期待感は先行するも、まだまだ手厚い給付金の上乗せは継続中
それでは雇用関連指標と雇用統計の事前予想値を確認していきましょう。
民間企業であるADP社の雇用報告や、ISM(全米供給管理協会)の発表した製造業の雇用指数などは前回よりも弱い数字となっていますが、新規失業保険の申請件数などは順調に低下傾向にあるため、そこそこの数字が期待されています。比較的堅調な雇用統計の数字が示されていることで、期待感先行気味であることは否めないでしょう。
ただし、FRBがテーパリングを急ぐような結果というのは、非農業部門雇用者数が+100万人を超えるなど、回復ペースの加速が必須でしょうから、ドル高に結びつくようなハードルはそれなりに高そうです。
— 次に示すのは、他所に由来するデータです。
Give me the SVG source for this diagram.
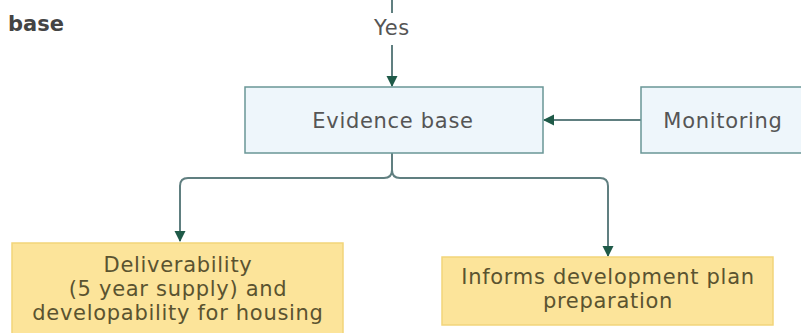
<svg xmlns="http://www.w3.org/2000/svg" width="801" height="333" viewBox="0 0 801 333">
<style>
.t{font-family:"DejaVu Sans",Verdana,sans-serif;font-size:21px;letter-spacing:0.7px;fill:#555;text-anchor:middle}
.ty{font-family:"DejaVu Sans",Verdana,sans-serif;font-size:21px;letter-spacing:0.7px;fill:#5a5330;text-anchor:middle}
.blue{fill:#eef6fb;stroke:#6a9696;stroke-width:1.5}
.yel{fill:#fce49a;stroke:#f2d57a;stroke-width:1.5}
.ln{fill:none;stroke:#607f80;stroke-width:2}
</style>
<defs>
<marker id="ah" markerWidth="12" markerHeight="12" refX="10" refY="6" orient="auto" markerUnits="userSpaceOnUse">
<path d="M0,0.5 L11,6 L0,11.5 Z" fill="#1f5a48"/>
</marker>
</defs>
<rect width="801" height="333" fill="#fff"/>
<text x="8" y="31" style="font-family:'DejaVu Sans',Verdana,sans-serif;font-size:21px;font-weight:bold;fill:#444">base</text>
<g id="connectors">
<line class="ln" x1="392" y1="0" x2="392" y2="13"/>
<text class="t" x="392" y="35">Yes</text>
<line class="ln" x1="392" y1="45" x2="392" y2="86" marker-end="url(#ah)"/>
<line class="ln" x1="641" y1="120" x2="544" y2="120" marker-end="url(#ah)"/>
<path class="ln" d="M392,153 V170 Q392,178 384,178 H188 Q180,178 180,186 V241" marker-end="url(#ah)"/>
<path class="ln" d="M392,170 Q392,178 400,178 H600 Q608,178 608,186 V256" marker-end="url(#ah)"/>
</g>
<g id="evidence">
<rect class="blue" x="245" y="87" width="298" height="66"/>
<text class="t" x="393" y="128">Evidence base</text>
</g>
<g id="monitoring">
<rect class="blue" x="641" y="87" width="180" height="66"/>
<text class="t" x="723" y="128">Monitoring</text>
</g>
<g id="deliverability">
<rect class="yel" x="12" y="243" width="331" height="100"/>
<text class="ty" x="178" y="272">Deliverability</text>
<text class="ty" x="178" y="296">(5 year supply) and</text>
<text class="ty" x="178" y="320">developability for housing</text>
</g>
<g id="informs">
<rect class="yel" x="442" y="257" width="331" height="68"/>
<text class="ty" x="608" y="284">Informs development plan</text>
<text class="ty" x="608" y="308">preparation</text>
</g>
</svg>
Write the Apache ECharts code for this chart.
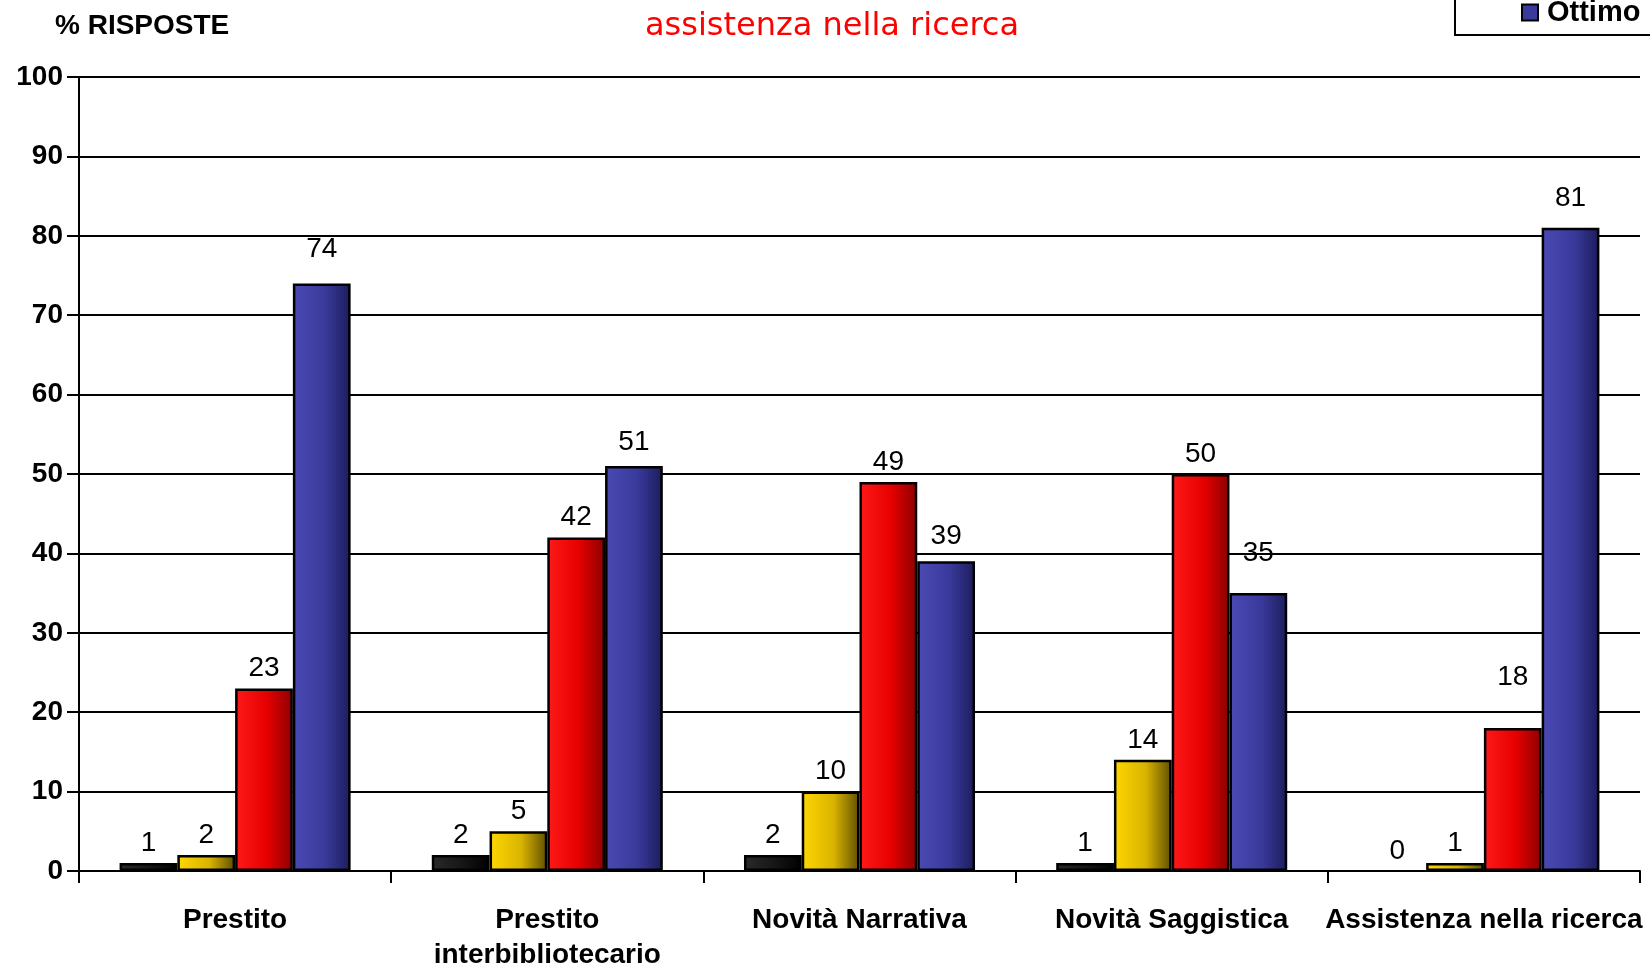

また、ノイズ要因として、英国を中心とした欧州などでデルタ株の感染拡大が続いていることから、観光地の完全復活にはなりにくい、海外の経済活動再開の遅れが足を引っ張る可能性が指摘されています。
もっとも、米国の求人件数は過去最高を更新し続けていますから、どちらかというと雇用のミスマッチが本質的な要因であり、企業は労働力の確保に苦心しているというのが現実です。
今回は6月12日を含む調査週の雇用統計が発表されるわけですが、まだこの時点でコロナによる失業保険の特別給付も打ち切られていないことを踏まえると、労働意欲が十分に高まらず、横ばい気味、予想並の数字になる可能性が一番高そうです。